Instruction :: Copy the data precisely, character for character, and leave out every picture.

Data block ::
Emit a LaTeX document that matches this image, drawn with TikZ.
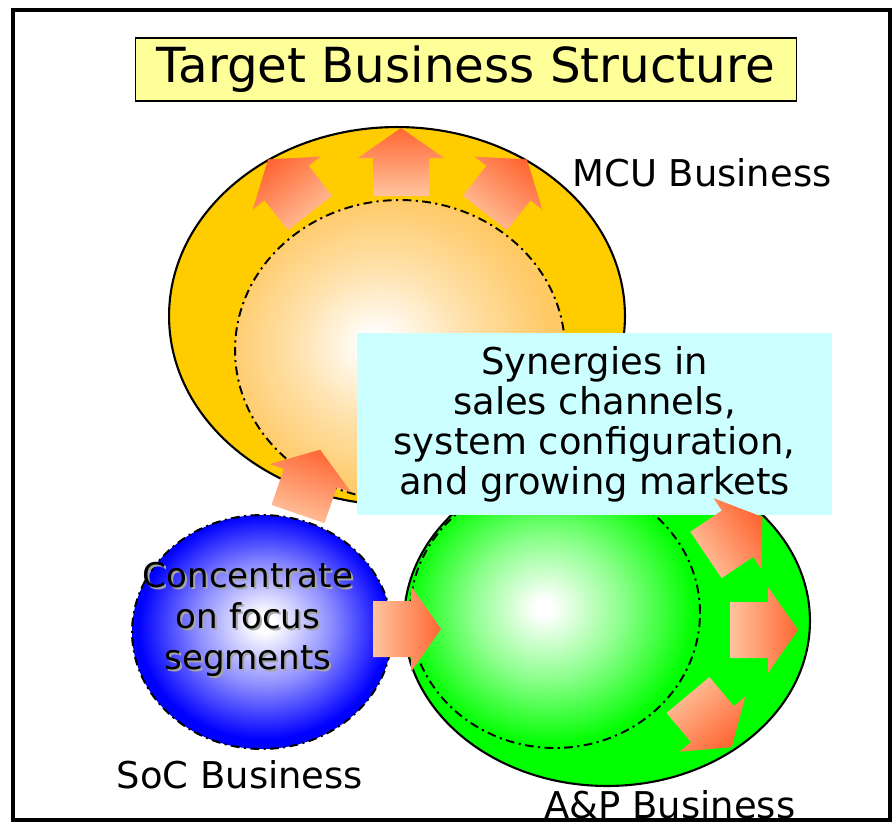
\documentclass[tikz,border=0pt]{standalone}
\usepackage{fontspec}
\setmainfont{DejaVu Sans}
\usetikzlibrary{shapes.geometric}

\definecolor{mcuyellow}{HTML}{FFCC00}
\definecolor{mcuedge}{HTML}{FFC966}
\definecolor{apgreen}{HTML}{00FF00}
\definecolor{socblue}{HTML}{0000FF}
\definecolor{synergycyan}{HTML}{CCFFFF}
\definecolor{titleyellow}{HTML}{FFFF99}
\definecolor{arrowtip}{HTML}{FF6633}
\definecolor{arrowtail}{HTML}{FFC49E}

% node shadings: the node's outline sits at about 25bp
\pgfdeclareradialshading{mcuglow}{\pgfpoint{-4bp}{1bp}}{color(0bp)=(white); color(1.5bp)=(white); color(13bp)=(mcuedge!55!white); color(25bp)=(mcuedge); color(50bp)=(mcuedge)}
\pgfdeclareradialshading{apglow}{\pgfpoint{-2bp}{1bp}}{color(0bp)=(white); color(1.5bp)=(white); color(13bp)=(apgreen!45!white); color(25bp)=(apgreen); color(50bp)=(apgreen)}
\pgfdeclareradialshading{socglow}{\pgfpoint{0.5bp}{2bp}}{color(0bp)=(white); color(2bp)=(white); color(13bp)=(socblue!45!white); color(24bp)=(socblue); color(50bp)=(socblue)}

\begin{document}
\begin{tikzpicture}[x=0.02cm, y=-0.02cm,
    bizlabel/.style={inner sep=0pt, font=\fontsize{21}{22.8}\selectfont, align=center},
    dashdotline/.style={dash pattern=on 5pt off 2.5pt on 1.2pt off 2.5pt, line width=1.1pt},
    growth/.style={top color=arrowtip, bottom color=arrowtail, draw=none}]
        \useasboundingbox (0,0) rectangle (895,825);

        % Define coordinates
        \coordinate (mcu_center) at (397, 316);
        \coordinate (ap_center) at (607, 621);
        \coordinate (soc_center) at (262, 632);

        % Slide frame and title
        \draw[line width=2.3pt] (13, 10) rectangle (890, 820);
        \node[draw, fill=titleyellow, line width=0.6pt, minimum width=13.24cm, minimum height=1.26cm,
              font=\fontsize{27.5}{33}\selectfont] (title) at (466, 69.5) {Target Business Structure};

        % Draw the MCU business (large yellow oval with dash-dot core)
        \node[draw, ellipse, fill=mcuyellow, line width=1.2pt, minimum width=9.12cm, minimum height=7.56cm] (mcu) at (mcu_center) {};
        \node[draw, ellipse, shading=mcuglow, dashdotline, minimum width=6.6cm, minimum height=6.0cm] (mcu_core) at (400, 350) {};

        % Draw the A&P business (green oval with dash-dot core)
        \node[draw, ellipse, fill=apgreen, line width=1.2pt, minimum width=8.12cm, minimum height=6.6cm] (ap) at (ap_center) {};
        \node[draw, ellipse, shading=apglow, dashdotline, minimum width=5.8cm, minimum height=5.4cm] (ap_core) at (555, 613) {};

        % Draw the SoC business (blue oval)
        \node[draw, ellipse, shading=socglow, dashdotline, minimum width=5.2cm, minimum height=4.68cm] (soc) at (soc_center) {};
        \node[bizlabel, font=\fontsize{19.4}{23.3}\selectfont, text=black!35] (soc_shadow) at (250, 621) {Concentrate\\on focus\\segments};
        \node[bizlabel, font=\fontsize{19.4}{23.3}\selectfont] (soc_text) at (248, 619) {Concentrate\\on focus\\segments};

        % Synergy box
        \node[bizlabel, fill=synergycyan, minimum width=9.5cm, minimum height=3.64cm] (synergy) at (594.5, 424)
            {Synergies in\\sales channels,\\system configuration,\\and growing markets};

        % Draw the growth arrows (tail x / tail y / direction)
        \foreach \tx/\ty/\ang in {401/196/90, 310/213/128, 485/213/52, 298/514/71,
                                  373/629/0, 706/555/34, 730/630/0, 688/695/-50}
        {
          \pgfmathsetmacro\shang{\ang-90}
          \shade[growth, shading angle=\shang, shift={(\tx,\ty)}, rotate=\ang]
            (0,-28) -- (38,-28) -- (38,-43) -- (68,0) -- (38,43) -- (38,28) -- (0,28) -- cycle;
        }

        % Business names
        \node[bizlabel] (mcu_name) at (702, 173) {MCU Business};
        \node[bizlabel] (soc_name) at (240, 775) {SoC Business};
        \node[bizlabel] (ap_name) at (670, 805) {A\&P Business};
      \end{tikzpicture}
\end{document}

Worked answer ::
Emit a LaTeX document that matches this image, drawn with TikZ.
\documentclass[tikz,border=0pt]{standalone}
\usepackage{fontspec}
\setmainfont{DejaVu Sans}
\usetikzlibrary{shapes.geometric}

\definecolor{mcuyellow}{HTML}{FFCC00}
\definecolor{mcuedge}{HTML}{FFC966}
\definecolor{apgreen}{HTML}{00FF00}
\definecolor{socblue}{HTML}{0000FF}
\definecolor{synergycyan}{HTML}{CCFFFF}
\definecolor{titleyellow}{HTML}{FFFF99}
\definecolor{arrowtip}{HTML}{FF6633}
\definecolor{arrowtail}{HTML}{FFC49E}

% node shadings: the node's outline sits at about 25bp
\pgfdeclareradialshading{mcuglow}{\pgfpoint{-4bp}{1bp}}{color(0bp)=(white); color(1.5bp)=(white); color(13bp)=(mcuedge!55!white); color(25bp)=(mcuedge); color(50bp)=(mcuedge)}
\pgfdeclareradialshading{apglow}{\pgfpoint{-2bp}{1bp}}{color(0bp)=(white); color(1.5bp)=(white); color(13bp)=(apgreen!45!white); color(25bp)=(apgreen); color(50bp)=(apgreen)}
\pgfdeclareradialshading{socglow}{\pgfpoint{0.5bp}{2bp}}{color(0bp)=(white); color(2bp)=(white); color(13bp)=(socblue!45!white); color(24bp)=(socblue); color(50bp)=(socblue)}

\begin{document}
\begin{tikzpicture}[x=0.02cm, y=-0.02cm,
    bizlabel/.style={inner sep=0pt, font=\fontsize{21}{22.8}\selectfont, align=center},
    dashdotline/.style={dash pattern=on 5pt off 2.5pt on 1.2pt off 2.5pt, line width=1.1pt},
    growth/.style={top color=arrowtip, bottom color=arrowtail, draw=none}]
        \useasboundingbox (0,0) rectangle (895,825);

        % Define coordinates
        \coordinate (mcu_center) at (397, 316);
        \coordinate (ap_center) at (607, 621);
        \coordinate (soc_center) at (262, 632);

        % Slide frame and title
        \draw[line width=2.3pt] (13, 10) rectangle (890, 820);
        \node[draw, fill=titleyellow, line width=0.6pt, minimum width=13.24cm, minimum height=1.26cm,
              font=\fontsize{27.5}{33}\selectfont] (title) at (466, 69.5) {Target Business Structure};

        % Draw the MCU business (large yellow oval with dash-dot core)
        \node[draw, ellipse, fill=mcuyellow, line width=1.2pt, minimum width=9.12cm, minimum height=7.56cm] (mcu) at (mcu_center) {};
        \node[draw, ellipse, shading=mcuglow, dashdotline, minimum width=6.6cm, minimum height=6.0cm] (mcu_core) at (400, 350) {};

        % Draw the A&P business (green oval with dash-dot core)
        \node[draw, ellipse, fill=apgreen, line width=1.2pt, minimum width=8.12cm, minimum height=6.6cm] (ap) at (ap_center) {};
        \node[draw, ellipse, shading=apglow, dashdotline, minimum width=5.8cm, minimum height=5.4cm] (ap_core) at (555, 613) {};

        % Draw the SoC business (blue oval)
        \node[draw, ellipse, shading=socglow, dashdotline, minimum width=5.2cm, minimum height=4.68cm] (soc) at (soc_center) {};
        \node[bizlabel, font=\fontsize{19.4}{23.3}\selectfont, text=black!35] (soc_shadow) at (250, 621) {Concentrate\\on focus\\segments};
        \node[bizlabel, font=\fontsize{19.4}{23.3}\selectfont] (soc_text) at (248, 619) {Concentrate\\on focus\\segments};

        % Synergy box
        \node[bizlabel, fill=synergycyan, minimum width=9.5cm, minimum height=3.64cm] (synergy) at (594.5, 424)
            {Synergies in\\sales channels,\\system configuration,\\and growing markets};

        % Draw the growth arrows (tail x / tail y / direction)
        \foreach \tx/\ty/\ang in {401/196/90, 310/213/128, 485/213/52, 298/514/71,
                                  373/629/0, 706/555/34, 730/630/0, 688/695/-50}
        {
          \pgfmathsetmacro\shang{\ang-90}
          \shade[growth, shading angle=\shang, shift={(\tx,\ty)}, rotate=\ang]
            (0,-28) -- (38,-28) -- (38,-43) -- (68,0) -- (38,43) -- (38,28) -- (0,28) -- cycle;
        }

        % Business names
        \node[bizlabel] (mcu_name) at (702, 173) {MCU Business};
        \node[bizlabel] (soc_name) at (240, 775) {SoC Business};
        \node[bizlabel] (ap_name) at (670, 805) {A\&P Business};
      \end{tikzpicture}
\end{document}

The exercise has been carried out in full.